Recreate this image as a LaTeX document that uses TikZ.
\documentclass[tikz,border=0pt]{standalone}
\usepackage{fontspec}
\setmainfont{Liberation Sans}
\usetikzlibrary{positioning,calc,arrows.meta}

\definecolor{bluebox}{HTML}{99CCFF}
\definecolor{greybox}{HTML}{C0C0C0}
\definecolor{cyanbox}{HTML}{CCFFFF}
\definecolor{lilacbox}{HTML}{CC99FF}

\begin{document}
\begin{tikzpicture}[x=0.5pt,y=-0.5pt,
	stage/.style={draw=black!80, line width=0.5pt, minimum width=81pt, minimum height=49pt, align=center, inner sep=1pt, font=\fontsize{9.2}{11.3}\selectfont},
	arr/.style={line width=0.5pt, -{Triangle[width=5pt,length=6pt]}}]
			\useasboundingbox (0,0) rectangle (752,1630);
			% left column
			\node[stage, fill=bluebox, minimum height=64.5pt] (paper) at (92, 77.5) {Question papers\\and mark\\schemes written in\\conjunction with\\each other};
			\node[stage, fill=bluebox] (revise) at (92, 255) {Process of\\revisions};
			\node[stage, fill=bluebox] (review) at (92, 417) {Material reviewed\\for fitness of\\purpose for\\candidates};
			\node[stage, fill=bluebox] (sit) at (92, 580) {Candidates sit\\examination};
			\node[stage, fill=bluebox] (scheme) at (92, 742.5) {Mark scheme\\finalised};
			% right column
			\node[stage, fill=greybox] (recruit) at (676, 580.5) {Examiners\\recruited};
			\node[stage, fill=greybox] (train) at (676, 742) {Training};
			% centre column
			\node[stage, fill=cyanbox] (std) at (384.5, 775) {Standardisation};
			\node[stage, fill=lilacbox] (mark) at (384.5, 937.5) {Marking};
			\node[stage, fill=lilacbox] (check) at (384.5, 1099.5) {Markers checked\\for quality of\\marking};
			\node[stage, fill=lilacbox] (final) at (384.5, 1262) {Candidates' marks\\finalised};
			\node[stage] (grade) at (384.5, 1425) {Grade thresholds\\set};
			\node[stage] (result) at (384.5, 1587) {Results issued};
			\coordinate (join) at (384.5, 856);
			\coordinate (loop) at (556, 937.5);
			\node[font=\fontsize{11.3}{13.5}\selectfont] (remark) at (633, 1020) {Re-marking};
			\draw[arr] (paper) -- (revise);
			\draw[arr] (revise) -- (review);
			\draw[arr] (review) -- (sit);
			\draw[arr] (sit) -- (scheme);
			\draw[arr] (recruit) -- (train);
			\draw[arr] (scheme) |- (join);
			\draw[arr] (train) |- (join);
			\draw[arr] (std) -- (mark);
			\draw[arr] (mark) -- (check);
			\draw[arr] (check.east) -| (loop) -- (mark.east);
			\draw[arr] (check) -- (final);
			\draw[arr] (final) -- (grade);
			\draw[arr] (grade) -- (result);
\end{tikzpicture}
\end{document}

### Set task
Write the whole listing out again. Keep every line exactly as it is.

### Finished task
Recreate this image as a LaTeX document that uses TikZ.
\documentclass[tikz,border=0pt]{standalone}
\usepackage{fontspec}
\setmainfont{Liberation Sans}
\usetikzlibrary{positioning,calc,arrows.meta}

\definecolor{bluebox}{HTML}{99CCFF}
\definecolor{greybox}{HTML}{C0C0C0}
\definecolor{cyanbox}{HTML}{CCFFFF}
\definecolor{lilacbox}{HTML}{CC99FF}

\begin{document}
\begin{tikzpicture}[x=0.5pt,y=-0.5pt,
	stage/.style={draw=black!80, line width=0.5pt, minimum width=81pt, minimum height=49pt, align=center, inner sep=1pt, font=\fontsize{9.2}{11.3}\selectfont},
	arr/.style={line width=0.5pt, -{Triangle[width=5pt,length=6pt]}}]
			\useasboundingbox (0,0) rectangle (752,1630);
			% left column
			\node[stage, fill=bluebox, minimum height=64.5pt] (paper) at (92, 77.5) {Question papers\\and mark\\schemes written in\\conjunction with\\each other};
			\node[stage, fill=bluebox] (revise) at (92, 255) {Process of\\revisions};
			\node[stage, fill=bluebox] (review) at (92, 417) {Material reviewed\\for fitness of\\purpose for\\candidates};
			\node[stage, fill=bluebox] (sit) at (92, 580) {Candidates sit\\examination};
			\node[stage, fill=bluebox] (scheme) at (92, 742.5) {Mark scheme\\finalised};
			% right column
			\node[stage, fill=greybox] (recruit) at (676, 580.5) {Examiners\\recruited};
			\node[stage, fill=greybox] (train) at (676, 742) {Training};
			% centre column
			\node[stage, fill=cyanbox] (std) at (384.5, 775) {Standardisation};
			\node[stage, fill=lilacbox] (mark) at (384.5, 937.5) {Marking};
			\node[stage, fill=lilacbox] (check) at (384.5, 1099.5) {Markers checked\\for quality of\\marking};
			\node[stage, fill=lilacbox] (final) at (384.5, 1262) {Candidates' marks\\finalised};
			\node[stage] (grade) at (384.5, 1425) {Grade thresholds\\set};
			\node[stage] (result) at (384.5, 1587) {Results issued};
			\coordinate (join) at (384.5, 856);
			\coordinate (loop) at (556, 937.5);
			\node[font=\fontsize{11.3}{13.5}\selectfont] (remark) at (633, 1020) {Re-marking};
			\draw[arr] (paper) -- (revise);
			\draw[arr] (revise) -- (review);
			\draw[arr] (review) -- (sit);
			\draw[arr] (sit) -- (scheme);
			\draw[arr] (recruit) -- (train);
			\draw[arr] (scheme) |- (join);
			\draw[arr] (train) |- (join);
			\draw[arr] (std) -- (mark);
			\draw[arr] (mark) -- (check);
			\draw[arr] (check.east) -| (loop) -- (mark.east);
			\draw[arr] (check) -- (final);
			\draw[arr] (final) -- (grade);
			\draw[arr] (grade) -- (result);
\end{tikzpicture}
\end{document}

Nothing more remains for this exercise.